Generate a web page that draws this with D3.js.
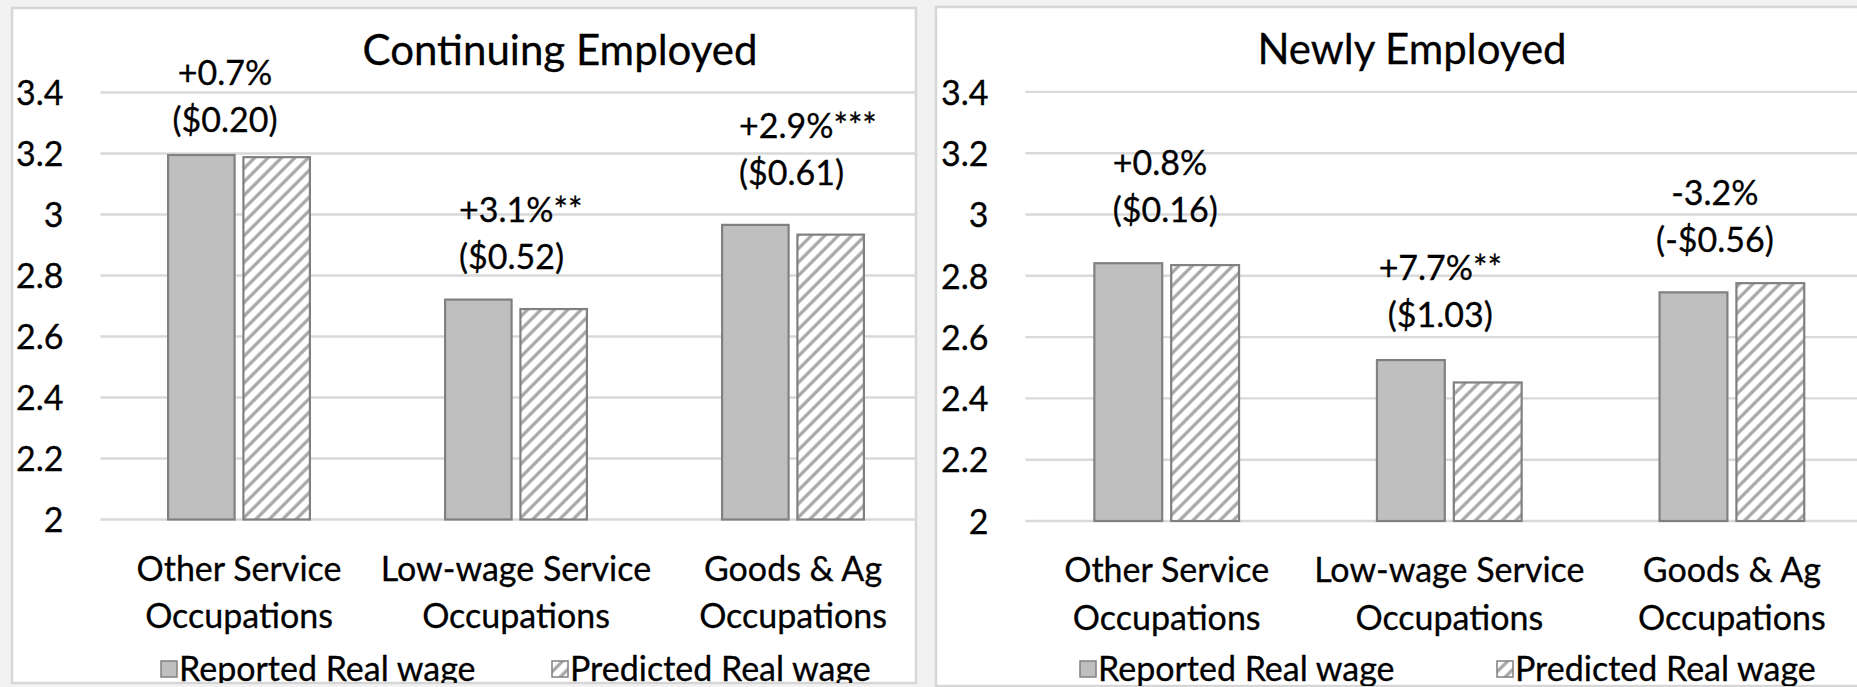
<!DOCTYPE html>
<html>
<head>
<meta charset="utf-8">
<script src="https://cdn.jsdelivr.net/npm/d3@7"></script>
<style>
  html, body { margin: 0; padding: 0; background: #f2f2f2; }
  svg { display: block; font-family: Lato, "Noto Sans", sans-serif; }
  svg text { stroke: #000; stroke-width: 0.3px; }
</style>
</head>
<body>
<div id="chart"></div>
<script>
const width = 1857;
const height = 687;

// data
const categories = [["Other Service", "Occupations"], ["Low-wage Service", "Occupations"], ["Goods & Ag", "Occupations"]];
const seriesNames = ["Reported Real wage", "Predicted Real wage"];
const yTicks = [2, 2.2, 2.4, 2.6, 2.8, 3, 3.2, 3.4];

const contReported = [3.195, 2.721, 2.966];
const contPredicted = [3.188, 2.690, 2.934];
const contLabels = [["+0.7%", "($0.20)"], ["+3.1%**", "($0.52)"], ["+2.9%***", "($0.61)"]];

const newReported = [2.841, 2.525, 2.746];
const newPredicted = [2.835, 2.452, 2.776];
const newLabels = [["+0.8%", "($0.16)"], ["+7.7%**", "($1.03)"], ["-3.2%", "(-$0.56)"]];

// layout of each panel (px), label anchors in value units
const panels = [
    {
        title: "Continuing Employed", reported: contReported, predicted: contPredicted, labels: contLabels,
        box: [12, 8, 904, 675], x0: 100.5, step: 277, yBottom: 519.5, yTop: 92.5,
        titleX: 560, titleY: 50,
        labelAt: [3.464, 3.015, 3.292], labelDx: [-14, -57, -54], labelAnchor: ["middle", "start", "start"],
        legendX: [161, 552]
    },
    {
        title: "Newly Employed", reported: newReported, predicted: newPredicted, labels: newLabels,
        box: [936, 7, 940, 679], x0: 1025.4, step: 282.6, yBottom: 521, yTop: 91.9,
        titleX: 1412, titleY: 49,
        labelAt: [3.17, 2.825, 3.072], labelDx: [-54, -9, -17], labelAnchor: ["start", "middle", "middle"],
        legendX: [1080, 1497]
    }
];

const fs = 34;
const titleFs = 42;
const svg = d3.select('#chart').append('svg').attr('width', width).attr('height', height);

svg.append('rect').attr('width', width).attr('height', height).attr('fill', '#f2f2f2');

const defs = svg.append('defs');
const hatch = defs.append('pattern')
    .attr('id', 'hatch')
    .attr('patternUnits', 'userSpaceOnUse')
    .attr('width', 9.5).attr('height', 9.5)
    .attr('patternTransform', 'rotate(45)');
hatch.append('rect').attr('width', 9.5).attr('height', 9.5).attr('fill', '#ffffff');
hatch.append('line').attr('x1', 2).attr('x2', 2).attr('y1', 0).attr('y2', 9.5)
    .attr('stroke', '#a6a6a6').attr('stroke-width', 3.2);

panels.forEach((p, pi) => {
    const [bx, by, bw, bh] = p.box;

    defs.append('clipPath').attr('id', 'clip' + pi)
        .append('rect').attr('x', bx).attr('y', by).attr('width', bw).attr('height', bh);

    const g = svg.append('g');
    g.append('rect')
        .attr('x', bx).attr('y', by).attr('width', bw).attr('height', bh)
        .attr('fill', '#ffffff').attr('stroke', '#d6d6d6').attr('stroke-width', 2.5);

    const inner = g.append('g').attr('clip-path', 'url(#clip' + pi + ')');

    const x = d3.scaleBand().domain(d3.range(categories.length))
        .range([p.x0, p.x0 + p.step * categories.length]);
    const y = d3.scaleLinear().domain([2, 3.4]).range([p.yBottom, p.yTop]);

    const barW = p.step * 0.226;
    const gap = p.step * 0.06;
    const sub = d3.scaleBand().domain([0, 1])
        .range([x.bandwidth() / 2 - barW - gap / 2, x.bandwidth() / 2 + barW + gap / 2])
        .paddingInner(gap / (2 * barW + gap));

    // gridlines
    inner.selectAll('line.grid').data(yTicks).enter().append('line')
        .attr('class', 'grid')
        .attr('x1', p.x0).attr('x2', p.x0 + p.step * categories.length)
        .attr('y1', d => y(d)).attr('y2', d => y(d))
        .attr('stroke', '#d9d9d9').attr('stroke-width', 2.4);

    // y tick labels
    const yAxis = d3.axisLeft(y).tickValues(yTicks).tickSize(0).tickPadding(37).tickFormat(d3.format('~g'));
    const ax = inner.append('g').attr('transform', 'translate(' + p.x0 + ',0)').call(yAxis);
    ax.select('.domain').remove();
    ax.selectAll('text')
        .attr('font-family', 'Lato').attr('font-size', fs).attr('fill', '#000')
        .attr('dy', (0.36 * fs) + 'px');

    // bars
    const rows = categories.map((c, i) => ({ i: i, vals: [p.reported[i], p.predicted[i]] }));
    const grp = inner.selectAll('g.cat').data(rows).enter().append('g')
        .attr('class', 'cat')
        .attr('transform', d => 'translate(' + x(d.i) + ',0)');
    grp.selectAll('rect').data(d => d.vals.map((v, k) => ({ k: k, v: v }))).enter().append('rect')
        .attr('x', d => sub(d.k))
        .attr('width', sub.bandwidth())
        .attr('y', d => y(d.v))
        .attr('height', d => y(2) - y(d.v))
        .attr('fill', d => d.k === 0 ? '#bfbfbf' : 'url(#hatch)')
        .attr('stroke', '#808080').attr('stroke-width', 2.2);

    // data labels
    const lab = inner.selectAll('text.lab').data(p.labels).enter().append('text')
        .attr('class', 'lab')
        .attr('font-size', fs).attr('fill', '#000')
        .attr('text-anchor', (d, i) => p.labelAnchor[i])
        .attr('transform', (d, i) => 'translate(' + (x(i) + x.bandwidth() / 2 + p.labelDx[i]) + ',' + (y(p.labelAt[i]) + 0.36 * fs) + ')');
    lab.selectAll('tspan').data(d => d).enter().append('tspan')
        .attr('x', 0).attr('y', (d, k) => k * 47)
        .text(d => d);

    // category labels
    const cat = inner.selectAll('text.catlab').data(categories).enter().append('text')
        .attr('class', 'catlab')
        .attr('font-size', fs).attr('fill', '#000').attr('text-anchor', 'middle')
        .attr('transform', (d, i) => 'translate(' + (x(i) + x.bandwidth() / 2) + ',' + (p.yBottom + 49 + 0.36 * fs) + ')');
    cat.selectAll('tspan').data(d => d).enter().append('tspan')
        .attr('x', 0).attr('y', (d, k) => k * 47.5)
        .text(d => d);

    // title
    inner.append('text')
        .attr('x', p.titleX).attr('y', p.titleY + 0.36 * titleFs)
        .attr('text-anchor', 'middle').attr('font-size', titleFs).attr('fill', '#000')
        .text(p.title);

    // legend
    const legY = 669;
    const leg = inner.selectAll('g.leg').data(seriesNames).enter().append('g')
        .attr('class', 'leg')
        .attr('transform', (d, i) => 'translate(' + p.legendX[i] + ',' + legY + ')');
    leg.append('rect')
        .attr('x', 0).attr('y', -8).attr('width', 16).attr('height', 16)
        .attr('fill', (d, i) => i === 0 ? '#bfbfbf' : 'url(#hatch)')
        .attr('stroke', '#808080').attr('stroke-width', 1.5);
    leg.append('text')
        .attr('x', 18).attr('y', 0.36 * fs)
        .attr('font-size', fs).attr('fill', '#000')
        .text(d => d);
});
</script>
</body>
</html>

# Requirement
Leave out the pictures, then repeat the listing above exactly from its first line to the line with "const height = 687;", inclusive.

# Written answer
Generate a web page that draws this with D3.js.
<!DOCTYPE html>
<html>
<head>
<meta charset="utf-8">
<script src="https://cdn.jsdelivr.net/npm/d3@7"></script>
<style>
  html, body { margin: 0; padding: 0; background: #f2f2f2; }
  svg { display: block; font-family: Lato, "Noto Sans", sans-serif; }
  svg text { stroke: #000; stroke-width: 0.3px; }
</style>
</head>
<body>
<div id="chart"></div>
<script>
const width = 1857;
const height = 687;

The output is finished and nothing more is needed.